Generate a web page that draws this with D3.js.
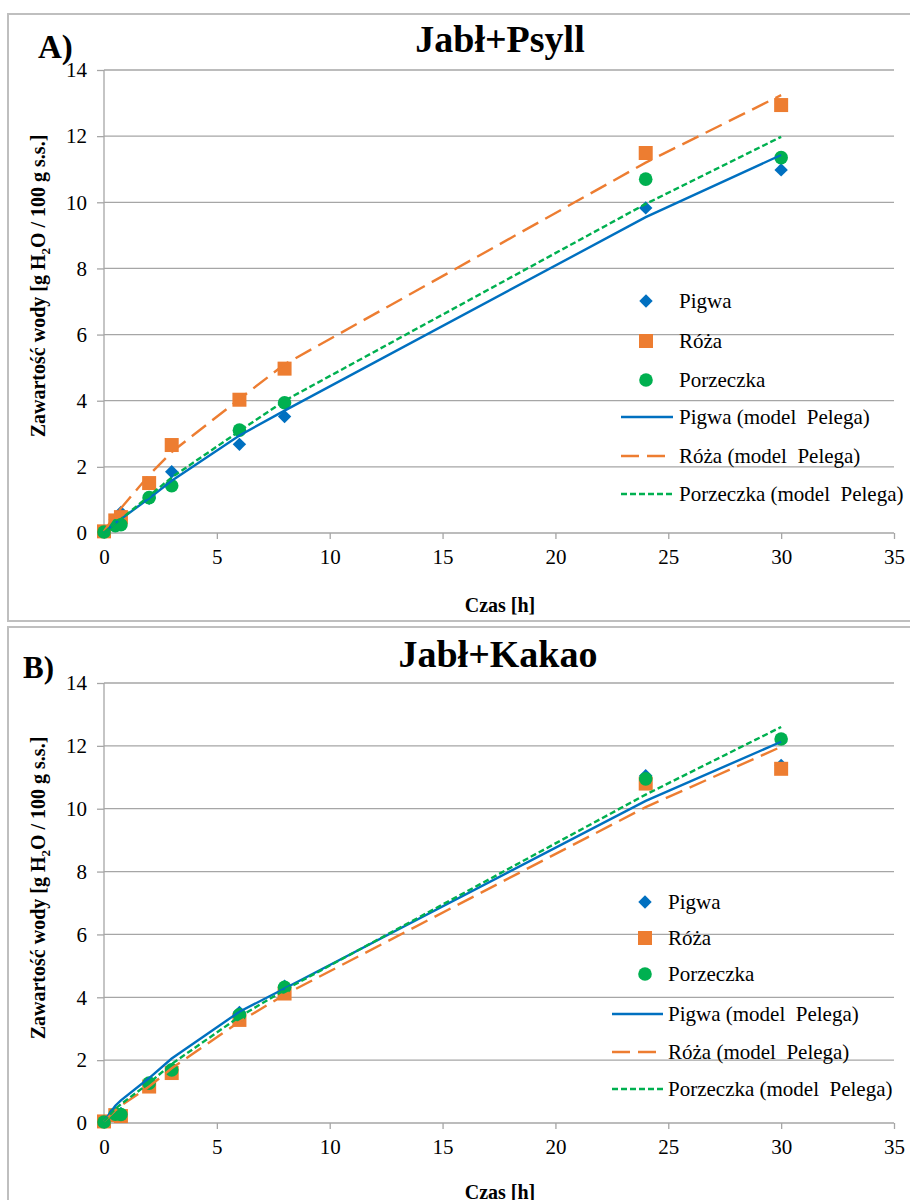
<!DOCTYPE html>
<html>
<head>
<meta charset="utf-8">
<script src="https://cdn.jsdelivr.net/npm/d3@7"></script>
<style>
  body { margin: 0; background: #fff; }
  svg text { font-family: "Liberation Serif", "Times New Roman", serif; }
</style>
</head>
<body>
<div id="chart"></div>
<script>
// measurement times [h]
var times = [0, 0.5, 0.75, 2, 3, 6, 8, 24, 30];

// A) Jabl+Psyll - measured
var pigwaA     = [0.05, 0.40, 0.62, 1.05, 1.85, 2.68, 3.52, 9.83, 10.98];
var rozaA      = [0.05, 0.38, 0.48, 1.51, 2.66, 4.03, 4.97, 11.49, 12.94];
var porzeczkaA = [0.03, 0.22, 0.25, 1.07, 1.43, 3.11, 3.94, 10.70, 11.35];
// A) model Pelega
var pigwaModelA     = [0.02, 0.30, 0.42, 1.05, 1.58, 2.95, 3.70, 9.55, 11.43];
var rozaModelA      = [0.05, 0.55, 0.75, 1.75, 2.45, 4.05, 5.10, 11.20, 13.24];
var porzeczkaModelA = [0.02, 0.30, 0.42, 1.12, 1.68, 3.08, 4.00, 9.95, 11.98];

// B) Jabl+Kakao - measured
var pigwaB     = [0.05, 0.30, 0.30, 1.25, 1.70, 3.52, 4.35, 11.05, 11.38];
var rozaB      = [0.05, 0.25, 0.22, 1.16, 1.59, 3.28, 4.12, 10.80, 11.27];
var porzeczkaB = [0.03, 0.28, 0.27, 1.27, 1.69, 3.44, 4.32, 10.95, 12.22];
// B) model Pelega
var pigwaModelB     = [0.05, 0.55, 0.72, 1.43, 2.05, 3.54, 4.28, 10.25, 12.13];
var rozaModelB      = [0.05, 0.40, 0.55, 1.16, 1.74, 3.22, 4.08, 10.05, 11.97];
var porzeczkaModelB = [0.05, 0.45, 0.60, 1.27, 1.88, 3.38, 4.23, 10.45, 12.60];

var seriesNames = ["Pigwa", "Róża", "Porzeczka"];
var modelNames = ["Pigwa (model  Pelega)", "Róża (model  Pelega)", "Porzeczka (model  Pelega)"];
var xTicks = [0, 5, 10, 15, 20, 25, 30, 35];
var yTicks = [0, 2, 4, 6, 8, 10, 12, 14];

var colors = ["#0070C0", "#ED7D31", "#00B050"];
var dashes = [null, "18,8", "6,3"];
var shapes = ["diamond", "square", "circle"];

var svg = d3.select("#chart").append("svg")
    .attr("width", 910)
    .attr("height", 1200);

function marker(g, shape, color) {
  if (shape == "circle") {
    g.append("circle").attr("r", 6.8).attr("fill", color);
  } else if (shape == "square") {
    g.append("rect").attr("x", -7).attr("y", -7).attr("width", 14).attr("height", 14)
      .attr("fill", color);
  } else {
    g.append("path").attr("d", d3.symbol().type(d3.symbolSquare).size(90)())
      .attr("transform", "rotate(45)").attr("fill", color);
  }
}

function drawPanel(p) {
  // frame
  svg.append("rect")
    .attr("x", p.frame[0]).attr("y", p.frame[1])
    .attr("width", p.frame[2]).attr("height", p.frame[3])
    .attr("fill", "none").attr("stroke", "#bfbfbf").attr("stroke-width", 2);

  var x = d3.scaleLinear().domain([0, 35]).range([104, 894]);
  var y = d3.scaleLinear().domain([0, 14]).range([p.bottom, p.top]);

  // gridlines
  svg.append("g").selectAll("line")
    .data(yTicks.slice(1))
    .enter().append("line")
    .attr("x1", x(0)).attr("x2", x(35))
    .attr("y1", function(d) { return y(d); })
    .attr("y2", function(d) { return y(d); })
    .attr("stroke", "#a6a6a6").attr("stroke-width", 1.3);

  // axes
  var xAxis = d3.axisBottom(x).tickValues(xTicks).tickSize(6).tickPadding(10);
  var yAxis = d3.axisLeft(y).tickValues(yTicks).tickSize(7).tickPadding(10);

  var gx = svg.append("g")
    .attr("transform", "translate(0," + y(0) + ")")
    .call(xAxis);
  var gy = svg.append("g")
    .attr("transform", "translate(" + x(0) + ",0)")
    .call(yAxis);
  [gx, gy].forEach(function(g) {
    g.attr("font-family", null);
    g.selectAll("path, line").attr("stroke", "#a6a6a6").attr("stroke-width", 1.3);
    g.selectAll("text").attr("font-size", 21).attr("fill", "#000");
  });
  gx.select(".domain").attr("d", "M" + x(0) + ",0H" + x(35));
  gy.select(".domain").attr("d", "M0," + y(0) + "V" + y(14));

  // titles
  svg.append("text").attr("x", p.titleX).attr("y", p.titleY)
    .attr("text-anchor", "middle").attr("font-weight", "bold").attr("font-size", 38)
    .text(p.title);
  svg.append("text").attr("x", p.letterX).attr("y", p.letterY)
    .attr("font-weight", "bold").attr("font-size", p.letterSize)
    .text(p.letter);

  svg.append("text").attr("x", 500).attr("y", p.xLabelY)
    .attr("text-anchor", "middle").attr("font-weight", "bold").attr("font-size", 20)
    .text("Czas [h]");

  var yl = svg.append("text")
    .attr("transform", "translate(45," + p.yLabelY + ") rotate(-90)")
    .attr("text-anchor", "middle").attr("font-weight", "bold").attr("font-size", 20);
  yl.append("tspan").text(p.yPrefix + " [g H");
  yl.append("tspan").attr("font-size", 13).attr("dy", 5).text("2");
  yl.append("tspan").attr("dy", -5).text("O / 100 g s.s.]");

  // measured points
  p.points.forEach(function(vals, k) {
    svg.append("g").selectAll("g")
      .data(vals)
      .enter().append("g")
      .attr("transform", function(d, i) { return "translate(" + x(times[i]) + "," + y(d) + ")"; })
      .each(function() { marker(d3.select(this), shapes[k], colors[k]); });
  });

  // model lines
  var line = d3.line()
    .x(function(d, i) { return x(times[i]); })
    .y(function(d) { return y(d); });
  p.models.forEach(function(vals, k) {
    svg.append("path")
      .attr("d", line(vals))
      .attr("fill", "none")
      .attr("stroke", colors[k])
      .attr("stroke-width", 2.4)
      .attr("stroke-dasharray", dashes[k]);
  });

  // legend
  var lg = svg.append("g");
  seriesNames.forEach(function(name, k) {
    var g = lg.append("g").attr("transform", "translate(" + p.legMarkX + "," + p.legY[k] + ")");
    marker(g, shapes[k], colors[k]);
    lg.append("text").attr("x", p.legTextX).attr("y", p.legY[k]).attr("dy", "0.35em")
      .attr("font-size", 21).text(name);
  });
  modelNames.forEach(function(name, k) {
    var yy = p.legY[k + 3];
    lg.append("line").attr("x1", p.legLine[0]).attr("x2", p.legLine[1])
      .attr("y1", yy).attr("y2", yy)
      .attr("stroke", colors[k]).attr("stroke-width", 2.4)
      .attr("stroke-dasharray", dashes[k]);
    lg.append("text").attr("x", p.legTextX).attr("y", yy).attr("dy", "0.35em")
      .attr("font-size", 21).style("white-space", "pre").text(name);
  });
}

drawPanel({
  frame: [8, 14, 905, 607],
  top: 70, bottom: 533,
  title: "Jabł+Psyll", titleX: 500, titleY: 52,
  letter: "A)", letterX: 38, letterY: 58, letterSize: 33,
  xLabelY: 612, yLabelY: 286, yPrefix: "Zawartość wody",
  points: [pigwaA, rozaA, porzeczkaA],
  models: [pigwaModelA, rozaModelA, porzeczkaModelA],
  legMarkX: 646, legTextX: 679, legLine: [621, 673],
  legY: [301, 341, 380, 417, 456, 494]
});

drawPanel({
  frame: [8, 627, 905, 600],
  top: 683, bottom: 1123,
  title: "Jabł+Kakao", titleX: 498, titleY: 667,
  letter: "B)", letterX: 23, letterY: 678, letterSize: 31,
  xLabelY: 1199, yLabelY: 888, yPrefix: "Zawartość  wody",
  points: [pigwaB, rozaB, porzeczkaB],
  models: [pigwaModelB, rozaModelB, porzeczkaModelB],
  legMarkX: 645, legTextX: 668, legLine: [612, 663],
  legY: [902, 938, 974, 1014, 1052, 1089]
});
</script>
</body>
</html>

====

> _YOUR TASK_
Please extract exactly the lines of the data, from the first through the line containing "4.00, 9.95, 11.98];", and add no pictures to the copy.

> _TASK SOLUTION_
Generate a web page that draws this with D3.js.
<!DOCTYPE html>
<html>
<head>
<meta charset="utf-8">
<script src="https://cdn.jsdelivr.net/npm/d3@7"></script>
<style>
  body { margin: 0; background: #fff; }
  svg text { font-family: "Liberation Serif", "Times New Roman", serif; }
</style>
</head>
<body>
<div id="chart"></div>
<script>
// measurement times [h]
var times = [0, 0.5, 0.75, 2, 3, 6, 8, 24, 30];

// A) Jabl+Psyll - measured
var pigwaA     = [0.05, 0.40, 0.62, 1.05, 1.85, 2.68, 3.52, 9.83, 10.98];
var rozaA      = [0.05, 0.38, 0.48, 1.51, 2.66, 4.03, 4.97, 11.49, 12.94];
var porzeczkaA = [0.03, 0.22, 0.25, 1.07, 1.43, 3.11, 3.94, 10.70, 11.35];
// A) model Pelega
var pigwaModelA     = [0.02, 0.30, 0.42, 1.05, 1.58, 2.95, 3.70, 9.55, 11.43];
var rozaModelA      = [0.05, 0.55, 0.75, 1.75, 2.45, 4.05, 5.10, 11.20, 13.24];
var porzeczkaModelA = [0.02, 0.30, 0.42, 1.12, 1.68, 3.08, 4.00, 9.95, 11.98];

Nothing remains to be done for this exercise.